* **TASK BRIEF**:
What follows is a set of records; restate each one word for word and drop the pictures.

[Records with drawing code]
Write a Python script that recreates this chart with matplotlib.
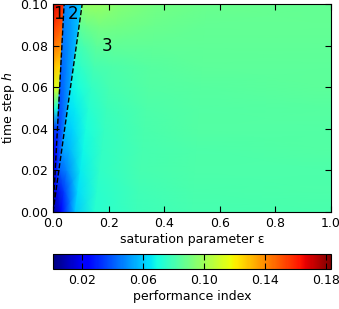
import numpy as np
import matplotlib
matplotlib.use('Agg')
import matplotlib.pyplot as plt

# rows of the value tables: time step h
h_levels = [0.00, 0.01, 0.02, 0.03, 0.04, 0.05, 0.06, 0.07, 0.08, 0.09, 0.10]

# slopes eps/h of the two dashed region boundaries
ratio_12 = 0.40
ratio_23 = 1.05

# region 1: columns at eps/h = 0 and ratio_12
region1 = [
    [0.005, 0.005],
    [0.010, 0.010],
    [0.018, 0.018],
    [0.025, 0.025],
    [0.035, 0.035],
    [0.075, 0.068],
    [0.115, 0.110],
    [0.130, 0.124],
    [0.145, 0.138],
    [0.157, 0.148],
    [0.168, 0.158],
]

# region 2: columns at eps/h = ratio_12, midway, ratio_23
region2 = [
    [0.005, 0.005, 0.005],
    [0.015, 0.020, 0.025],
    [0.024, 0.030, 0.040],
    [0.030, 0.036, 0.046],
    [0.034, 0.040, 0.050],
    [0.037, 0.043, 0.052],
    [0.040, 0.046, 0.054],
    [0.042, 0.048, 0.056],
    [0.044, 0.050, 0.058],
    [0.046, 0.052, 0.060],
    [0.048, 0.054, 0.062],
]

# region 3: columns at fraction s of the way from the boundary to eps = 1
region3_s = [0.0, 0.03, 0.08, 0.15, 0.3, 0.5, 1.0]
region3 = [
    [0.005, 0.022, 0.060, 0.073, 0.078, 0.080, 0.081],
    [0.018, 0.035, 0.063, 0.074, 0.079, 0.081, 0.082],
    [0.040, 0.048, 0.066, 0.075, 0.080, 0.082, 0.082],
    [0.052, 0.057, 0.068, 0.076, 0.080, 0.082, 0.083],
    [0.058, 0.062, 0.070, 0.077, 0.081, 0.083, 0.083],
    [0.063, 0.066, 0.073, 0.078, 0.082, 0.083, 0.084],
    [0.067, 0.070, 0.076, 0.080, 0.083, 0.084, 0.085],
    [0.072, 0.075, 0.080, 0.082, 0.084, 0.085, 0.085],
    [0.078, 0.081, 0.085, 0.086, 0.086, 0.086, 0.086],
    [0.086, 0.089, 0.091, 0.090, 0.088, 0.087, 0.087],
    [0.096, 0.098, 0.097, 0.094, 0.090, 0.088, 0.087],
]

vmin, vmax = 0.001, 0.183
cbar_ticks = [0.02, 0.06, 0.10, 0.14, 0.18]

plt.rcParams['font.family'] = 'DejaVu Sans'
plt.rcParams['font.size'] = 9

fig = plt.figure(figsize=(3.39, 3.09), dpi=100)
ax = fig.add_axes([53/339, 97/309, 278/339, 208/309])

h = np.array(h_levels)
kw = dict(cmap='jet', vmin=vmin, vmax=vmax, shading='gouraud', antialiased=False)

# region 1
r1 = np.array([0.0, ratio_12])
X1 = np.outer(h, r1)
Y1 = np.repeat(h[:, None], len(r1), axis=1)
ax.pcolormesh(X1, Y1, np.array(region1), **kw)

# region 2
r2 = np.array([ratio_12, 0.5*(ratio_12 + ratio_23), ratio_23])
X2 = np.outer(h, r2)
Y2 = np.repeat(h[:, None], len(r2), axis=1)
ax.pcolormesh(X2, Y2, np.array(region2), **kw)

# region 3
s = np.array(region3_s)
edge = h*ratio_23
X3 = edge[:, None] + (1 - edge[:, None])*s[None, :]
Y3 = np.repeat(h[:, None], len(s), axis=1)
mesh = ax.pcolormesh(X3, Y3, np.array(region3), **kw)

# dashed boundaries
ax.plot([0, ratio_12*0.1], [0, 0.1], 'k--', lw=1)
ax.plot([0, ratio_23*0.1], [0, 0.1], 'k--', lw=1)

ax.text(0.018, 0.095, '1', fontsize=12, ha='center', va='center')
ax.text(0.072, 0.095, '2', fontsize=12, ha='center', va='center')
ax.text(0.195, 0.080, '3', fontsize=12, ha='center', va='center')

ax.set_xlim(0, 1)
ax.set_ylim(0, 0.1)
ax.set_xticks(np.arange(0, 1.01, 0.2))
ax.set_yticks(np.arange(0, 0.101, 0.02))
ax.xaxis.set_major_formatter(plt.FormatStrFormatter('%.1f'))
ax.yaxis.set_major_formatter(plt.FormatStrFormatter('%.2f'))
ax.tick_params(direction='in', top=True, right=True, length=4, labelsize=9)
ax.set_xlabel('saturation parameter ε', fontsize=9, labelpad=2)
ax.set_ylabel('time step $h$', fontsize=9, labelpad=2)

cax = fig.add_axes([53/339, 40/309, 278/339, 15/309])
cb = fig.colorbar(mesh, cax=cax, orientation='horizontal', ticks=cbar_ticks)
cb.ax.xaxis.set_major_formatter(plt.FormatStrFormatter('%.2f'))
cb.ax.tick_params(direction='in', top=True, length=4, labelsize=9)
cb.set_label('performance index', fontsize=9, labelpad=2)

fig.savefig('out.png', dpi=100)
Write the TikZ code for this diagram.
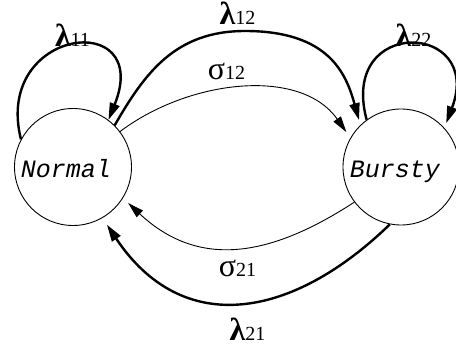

* **WRITTEN RESPONSE**:
Write a Python script that recreates this chart with matplotlib.
import numpy as np
import matplotlib
matplotlib.use('Agg')
import matplotlib.pyplot as plt

# rows of the value tables: time step h
h_levels = [0.00, 0.01, 0.02, 0.03, 0.04, 0.05, 0.06, 0.07, 0.08, 0.09, 0.10]

# slopes eps/h of the two dashed region boundaries
ratio_12 = 0.40
ratio_23 = 1.05

# region 1: columns at eps/h = 0 and ratio_12
region1 = [
    [0.005, 0.005],
    [0.010, 0.010],
    [0.018, 0.018],
    [0.025, 0.025],
    [0.035, 0.035],
    [0.075, 0.068],
    [0.115, 0.110],
    [0.130, 0.124],
    [0.145, 0.138],
    [0.157, 0.148],
    [0.168, 0.158],
]

# region 2: columns at eps/h = ratio_12, midway, ratio_23
region2 = [
    [0.005, 0.005, 0.005],
    [0.015, 0.020, 0.025],
    [0.024, 0.030, 0.040],
    [0.030, 0.036, 0.046],
    [0.034, 0.040, 0.050],
    [0.037, 0.043, 0.052],
    [0.040, 0.046, 0.054],
    [0.042, 0.048, 0.056],
    [0.044, 0.050, 0.058],
    [0.046, 0.052, 0.060],
    [0.048, 0.054, 0.062],
]

# region 3: columns at fraction s of the way from the boundary to eps = 1
region3_s = [0.0, 0.03, 0.08, 0.15, 0.3, 0.5, 1.0]
region3 = [
    [0.005, 0.022, 0.060, 0.073, 0.078, 0.080, 0.081],
    [0.018, 0.035, 0.063, 0.074, 0.079, 0.081, 0.082],
    [0.040, 0.048, 0.066, 0.075, 0.080, 0.082, 0.082],
    [0.052, 0.057, 0.068, 0.076, 0.080, 0.082, 0.083],
    [0.058, 0.062, 0.070, 0.077, 0.081, 0.083, 0.083],
    [0.063, 0.066, 0.073, 0.078, 0.082, 0.083, 0.084],
    [0.067, 0.070, 0.076, 0.080, 0.083, 0.084, 0.085],
    [0.072, 0.075, 0.080, 0.082, 0.084, 0.085, 0.085],
    [0.078, 0.081, 0.085, 0.086, 0.086, 0.086, 0.086],
    [0.086, 0.089, 0.091, 0.090, 0.088, 0.087, 0.087],
    [0.096, 0.098, 0.097, 0.094, 0.090, 0.088, 0.087],
]

vmin, vmax = 0.001, 0.183
cbar_ticks = [0.02, 0.06, 0.10, 0.14, 0.18]

plt.rcParams['font.family'] = 'DejaVu Sans'
plt.rcParams['font.size'] = 9

fig = plt.figure(figsize=(3.39, 3.09), dpi=100)
ax = fig.add_axes([53/339, 97/309, 278/339, 208/309])

h = np.array(h_levels)
kw = dict(cmap='jet', vmin=vmin, vmax=vmax, shading='gouraud', antialiased=False)

# region 1
r1 = np.array([0.0, ratio_12])
X1 = np.outer(h, r1)
Y1 = np.repeat(h[:, None], len(r1), axis=1)
ax.pcolormesh(X1, Y1, np.array(region1), **kw)

# region 2
r2 = np.array([ratio_12, 0.5*(ratio_12 + ratio_23), ratio_23])
X2 = np.outer(h, r2)
Y2 = np.repeat(h[:, None], len(r2), axis=1)
ax.pcolormesh(X2, Y2, np.array(region2), **kw)

# region 3
s = np.array(region3_s)
edge = h*ratio_23
X3 = edge[:, None] + (1 - edge[:, None])*s[None, :]
Y3 = np.repeat(h[:, None], len(s), axis=1)
mesh = ax.pcolormesh(X3, Y3, np.array(region3), **kw)

# dashed boundaries
ax.plot([0, ratio_12*0.1], [0, 0.1], 'k--', lw=1)
ax.plot([0, ratio_23*0.1], [0, 0.1], 'k--', lw=1)

ax.text(0.018, 0.095, '1', fontsize=12, ha='center', va='center')
ax.text(0.072, 0.095, '2', fontsize=12, ha='center', va='center')
ax.text(0.195, 0.080, '3', fontsize=12, ha='center', va='center')

ax.set_xlim(0, 1)
ax.set_ylim(0, 0.1)
ax.set_xticks(np.arange(0, 1.01, 0.2))
ax.set_yticks(np.arange(0, 0.101, 0.02))
ax.xaxis.set_major_formatter(plt.FormatStrFormatter('%.1f'))
ax.yaxis.set_major_formatter(plt.FormatStrFormatter('%.2f'))
ax.tick_params(direction='in', top=True, right=True, length=4, labelsize=9)
ax.set_xlabel('saturation parameter ε', fontsize=9, labelpad=2)
ax.set_ylabel('time step $h$', fontsize=9, labelpad=2)

cax = fig.add_axes([53/339, 40/309, 278/339, 15/309])
cb = fig.colorbar(mesh, cax=cax, orientation='horizontal', ticks=cbar_ticks)
cb.ax.xaxis.set_major_formatter(plt.FormatStrFormatter('%.2f'))
cb.ax.tick_params(direction='in', top=True, length=4, labelsize=9)
cb.set_label('performance index', fontsize=9, labelpad=2)

fig.savefig('out.png', dpi=100)
Write the TikZ code for this diagram.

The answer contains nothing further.